Self-deception is terrifyingly easy.
Sin is the great deceiver: “For sin, taking occasion by the commandment, deceived me, and by it slew me” (Rom. 7:11). The reason people sin is because they are deceived. Like Adam and Eve in the garden, people believe lies. But in order to believe the big lies, we have to tell and believe a number of smaller but no less insidious lies. We have to deceive ourselves in order to be deceived.
This self-deception often occurs more easily when we can distract ourselves with truth. It sounds funny, but some of the greatest atrocities carried out in the history of the world were done by men busy professing their love for their common man, pity for the underprivileged, justice for the oppressed. Jesus said that when we do our good deeds, we ought not to let our right hand know what our left hand is doing. The point was to not draw attention to the good deeds. Don’t announce your piety on Facebook. Don’t obsess over your righteousness. But there’s a perverse inversion of this principle that occurs when our right hand is helping the poor and our left hand is holding a brother by the neck demanding payment.
And this is where self-deception comes in. We are tempted to allow an act of mercy or justice or truth-telling to become the only lens by which we see ourselves. We are the friends of the poor, we tell ourselves. We love the underdog. We live to lift up the downtrodden, and meanwhile your wife gets the dregs of your energy. Your kids are oppressed by the fact that they always annoy you. Your reputation at church is cheerful and servant-hearted, but your neighbors know you’ve got an anger problem because they can hear you yelling across the street.
But if somebody were to bring it up, you would be completely dumbfounded. You can’t imagine yourself being that guy. You help set up on Sunday mornings. You gave extra to missions that one time. You volunteered at the pro-life rally. You lead a Bible study. You even told the truth one time when it would have been really easy to lie. You can only see what your right hand is doing, and you stubbornly refuse to look at your left hand. And when somebody asks you about it, you immediately pull out your right hand full of justice and mercy and truth. The whole thing is a sham, but you have become blind to the truth. You can’t see the lie. You can’t see what you’re doing.

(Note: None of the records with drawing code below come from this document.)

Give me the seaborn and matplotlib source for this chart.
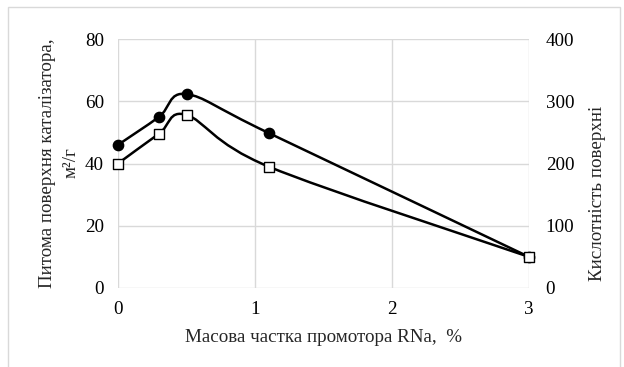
import matplotlib
matplotlib.use("Agg")
import matplotlib.pyplot as plt
import seaborn as sns
import numpy as np
import pandas as pd
from matplotlib.path import Path
from matplotlib.patches import PathPatch, Rectangle

# data
promoter = [0, 0.3, 0.5, 1.1, 3]
surface_area = [46, 55, 62.3, 49.8, 10]        # left axis, filled circles
acidity = [200, 248, 278, 195, 50]             # right axis, open squares
x_ticks = [0, 1, 2, 3]
left_ticks = [0, 20, 40, 60, 80]
right_ticks = [0, 100, 200, 300, 400]

sns.set_theme(style="white")
plt.rcParams['font.family'] = ['Liberation Serif', 'DejaVu Serif']

FS = 13.7
W, H = 624, 367
fig = plt.figure(figsize=(W / 100, H / 100), dpi=100)
fig.patch.set_facecolor('white')
ax = fig.add_axes([118 / W, 1 - 288 / H, (529 - 118) / W, (288 - 39) / H])
ax2 = ax.twinx()

grid_c = '#d9d9d9'
for a in (ax, ax2):
    for s in a.spines.values():
        s.set_visible(False)
    a.tick_params(length=0, labelsize=FS, colors='black')

ax.set_xlim(0, 3)
ax.set_ylim(0, 80)
ax2.set_ylim(0, 400)
ax.set_xticks(x_ticks)
ax.set_yticks(left_ticks)
ax2.set_yticks(right_ticks)
ax.grid(True, color=grid_c, linewidth=1.0)
ax.set_axisbelow(True)
ax.tick_params(axis='x', pad=9)
ax.tick_params(axis='y', pad=10)
ax2.tick_params(axis='y', pad=12)


def smooth_path(xs, ys):
    pts = np.column_stack([xs, ys]).astype(float)
    n = len(pts)
    verts = [pts[0]]
    codes = [Path.MOVETO]
    for i in range(n - 1):
        p0 = pts[i - 1] if i > 0 else pts[i]
        p1 = pts[i]
        p2 = pts[i + 1]
        p3 = pts[i + 2] if i + 2 < n else pts[i + 1]
        c1 = p1 + (p2 - p0) / 6.0
        c2 = p2 - (p3 - p1) / 6.0
        verts += [c1, c2, p2]
        codes += [Path.CURVE4] * 3
    return Path(verts, codes)


ax.add_patch(PathPatch(smooth_path(promoter, surface_area), fill=False,
                       edgecolor='black', linewidth=1.8, zorder=3))
ax2.add_patch(PathPatch(smooth_path(promoter, acidity), fill=False,
                        edgecolor='black', linewidth=1.8, zorder=3))

df1 = pd.DataFrame({'x': promoter, 'y': surface_area})
df2 = pd.DataFrame({'x': promoter, 'y': acidity})
sns.scatterplot(data=df1, x='x', y='y', ax=ax, marker='o', s=55,
                color='black', edgecolor='black', linewidth=1, zorder=4,
                clip_on=False)
sns.scatterplot(data=df2, x='x', y='y', ax=ax2, marker='s', s=55,
                color='white', edgecolor='black', linewidth=1, zorder=4,
                clip_on=False)

ax.set_xlim(0, 3)
ax.set_ylim(0, 80)
ax2.set_ylim(0, 400)
ax.set_xlabel('')
ax.set_ylabel('')
ax2.set_ylabel('')

fig.text(48 / W, 1 - 163 / H, 'Питома поверхня каталізатора,', rotation=90,
         ha='center', va='center', fontsize=FS)
fig.text(71 / W, 1 - 163 / H, 'м²/г', rotation=90,
         ha='center', va='center', fontsize=FS)
fig.text(598 / W, 1 - 193 / H, 'Кислотність поверхні', rotation=90,
         ha='center', va='center', fontsize=FS)
fig.text(323 / W, 1 - 337 / H, 'Масова частка промотора RNa,  %',
         ha='center', va='center', fontsize=FS)

fig.patches.append(Rectangle((8 / W, -0.1), (620 - 8) / W, 1.1 - 7 / H,
                             transform=fig.transFigure, fill=False,
                             edgecolor=grid_c, linewidth=1.0))

fig.savefig('out.png', dpi=100, facecolor='white')
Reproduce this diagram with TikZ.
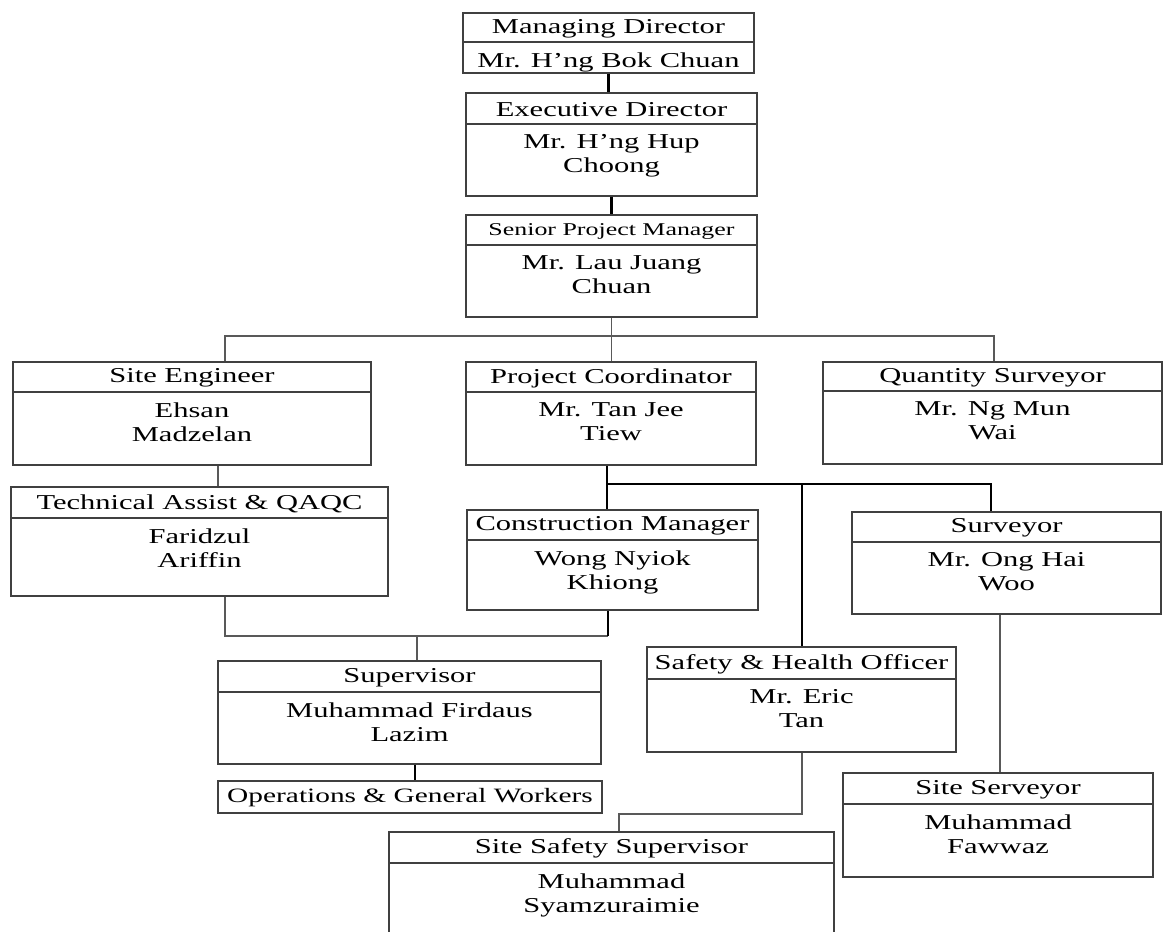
\documentclass[tikz,border=0pt]{standalone}
\usepackage{fontspec}
\setmainfont[FakeStretch=1.44]{Liberation Serif}
\usetikzlibrary{fit,calc}
\tikzset{
  boxpart/.style={draw=black!75, line width=0.6pt, inner sep=0pt},
  ttlfont/.style={font=\fontsize{10.6}{12}\selectfont, inner sep=0pt},
  smallttl/.style={font=\fontsize{9}{11}\selectfont, inner sep=0pt},
  opsfont/.style={font=\fontsize{10.2}{12}\selectfont, inner sep=0pt},
  nm/.style={font=\fontsize{10.6}{12}\selectfont, align=center, anchor=north, inner sep=0pt},
  thk/.style={draw=black, line width=1.4pt},
  thn/.style={draw=black!65, line width=0.7pt},
}
% #1 name, #2 x1, #3 y1, #4 x2, #5 ydiv, #6 y2, #7 title style, #8 title, #9 body
\newcommand\orgbox[9]{%
  \node[boxpart, fit={(#2,#3)(#4,#5)}] (#1T) {};
  \node[#7] (#1L) at ($(#1T.center)+(0,1)$) {#8};
  \node[boxpart, fit={(#2,#5)(#4,#6)}] (#1B) {};
  \node[nm] (#1N) at ($(#1B.north)+(0,11)$) {#9};
}
\begin{document}
\begin{tikzpicture}[x=0.5pt,y=-0.5pt]
\useasboundingbox (0,0) rectangle (1165,931);
\fill[white] (0,0) rectangle (1165,931);

\orgbox{md}{463}{13}{754}{42}{73}{ttlfont}{Managing Director}{Mr. H’ng Bok Chuan}
\orgbox{ed}{466}{93}{757}{124}{196}{ttlfont}{Executive Director}{Mr. H’ng Hup\\Choong}
\orgbox{sp}{466}{215}{757}{245}{317}{smallttl}{Senior Project Manager}{Mr. Lau Juang\\Chuan}
\orgbox{se}{13}{362}{371}{392}{465}{ttlfont}{Site Engineer}{Ehsan\\Madzelan}
\orgbox{pc}{466}{362}{756}{392}{465}{ttlfont}{Project Coordinator}{Mr. Tan Jee\\Tiew}
\orgbox{qs}{823}{362}{1162}{391}{464}{ttlfont}{Quantity Surveyor}{Mr. Ng Mun\\Wai}
\orgbox{ta}{11}{487}{388}{518}{596}{ttlfont}{Technical Assist \& QAQC}{Faridzul\\Ariffin}
\orgbox{cm}{467}{510}{758}{540}{610}{ttlfont}{Construction Manager}{Wong Nyiok\\Khiong}
\orgbox{sv}{852}{512}{1161}{542}{614}{ttlfont}{Surveyor}{Mr. Ong Hai\\Woo}
\orgbox{su}{218}{661}{601}{692}{764}{ttlfont}{Supervisor}{Muhammad Firdaus\\Lazim}
\node[boxpart, fit={(218,781)(602,813)}] (ops) {};
\node[opsfont] (opsL) at ($(ops.center)+(0,1)$) {Operations \& General Workers};
\orgbox{sh}{647}{647}{956}{679}{752}{ttlfont}{Safety \& Health Officer}{Mr. Eric\\Tan}
\orgbox{ss}{843}{773}{1153}{804}{877}{ttlfont}{Site Serveyor}{Muhammad\\Fawwaz}
\orgbox{sss}{389}{832}{834}{863}{945}{ttlfont}{Site Safety Supervisor}{Muhammad\\Syamzuraimie}

% junction coordinates
\coordinate (bL) at (225,336);
\coordinate (bR) at (994,336);
\coordinate (c1) at (218,476);
\coordinate (b2L) at (225,636);
\coordinate (b2M) at (417,636);
\coordinate (b2R) at (608,636);
\coordinate (c2) at (415,772);
\coordinate (b3L) at (607,484);
\coordinate (b3M) at (802,484);
\coordinate (b3R) at (991,484);
\coordinate (c3) at (1000,700);
\coordinate (c4) at (802,814);
\coordinate (c5) at (619,814);

% connectors
\draw[thk] (mdB.south) -- (mdB.south |- edT.north);
\draw[thk] (edB.south) -- (edB.south |- spT.north);
\draw[thn] (spB.south) -- (spB.south |- pcT.north);
\draw[thn] (bL |- seT.north) -- (bL) -- (bR) -- (bR |- qsT.north);
\draw[thn] (c1 |- seB.south) -- (c1 |- taT.north);
\draw[thn] (b2L |- taB.south) -- (b2L) -- (b2R);
\draw[thk] (b2R) -- (b2R |- cmB.south);
\draw[thn] (b2M) -- (b2M |- suT.north);
\draw[thk] (c2 |- suB.south) -- (c2 |- ops.north);
\draw[thk] (b3L |- pcB.south) -- (b3L |- cmT.north);
\draw[thk] (b3L) -- (b3R) -- (b3R |- svT.north);
\draw[thk] (b3M) -- (b3M |- shT.north);
\draw[thn] (c3 |- svB.south) -- (c3 |- ssT.north);
\draw[thn] (c4 |- shB.south) -- (c4) -- (c5) -- (c5 |- sssT.north);
\end{tikzpicture}
\end{document}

The terrifying thing is that self-deception works because we believe our own lies. We believe them. We are sincere in our self-deception. We build our lies with bomb shelter materials so that when we are asked, we can *honestly* search our hearts and come up empty. Sometimes our work is so thorough that we can’t even get an honest opinion from the ones we most need it from. You turn to your wife and ask if you have an anger problem, but she’d never dream of saying that you do because then she would face the consequences in some form. You might not blow up, but your feelings would be hurt, and she’d feel the cold, static distance for a while. And if you wait long enough she’ll come back to you and apologize for being disrespectful and unsubmissive and grumpy — but anybody who had the security tapes in your home would see in a second who the oppressive one really is. And maybe she’s bought the lie. She’d defend your angry outbursts, your occasional porn habit, your financial corner-cutting because she sees how you volunteer, how you try to help folks out, how you try really hard to be good — she’s built the bomb shelter with you, and if the pastor asks how things are going, she smiles and says you work really hard and she’s so proud of you.
So often the deceptions are thoroughly laced with Bible verses: “But be ye doers of the word, and not hearers only, deceiving yourselves” (Js. 1:22). We think because we read the Bible, because we can quote verses, because we liked the sermon — we think we’ve actually obeyed. We’re like Bilbo trying to give up the ring, and we think because we’ve heard the instructions we’ve actually complied.
“Be not deceived; God is not mocked: for whatsoever a man sows, that shall he also reap” (Gal. 6:7). One of the lessons here is the fear of the Lord. If there is a God in heaven who knows all and sees all and rewards all men according their works, then we ought to be people who cry out to God for mercy and grace because who can know his own heart? Who can sort out all the fears and lies and shame? The Spirit searches the hearts of men, and the Spirit is our comfort and assurance. The Spirit sorts us out.
Finally, confession of sin is the jackhammer of the Spirit. “If we say that we have no sin, we deceive ourselves, and the truth is not in us” (1 Jn. 1:8). When you confess your sins boldly, taking responsibility for your particular words, actions, and thoughts — when you own them thoroughly without flinching, without ducking, without explaining, without excuses, without trying to avoid any of the force of the blow, you are allowing the Spirit access to your soul. That’s a terrifying place to be, but it’s also a wonderful place to be. Because this is no faceless Spirit. This is the Spirit of Jesus, the Spirit of our merciful High Priest who sympathizes with us in our weakness, whose blood makes the foulest clean. He knows our frames, and He is more gracious than we imagine.
“Search me, O God, and know my heart: try me, and know my thoughts: and see if there be any wicked way in me, and lead me in the way everlasting” (Ps. 139:22-23).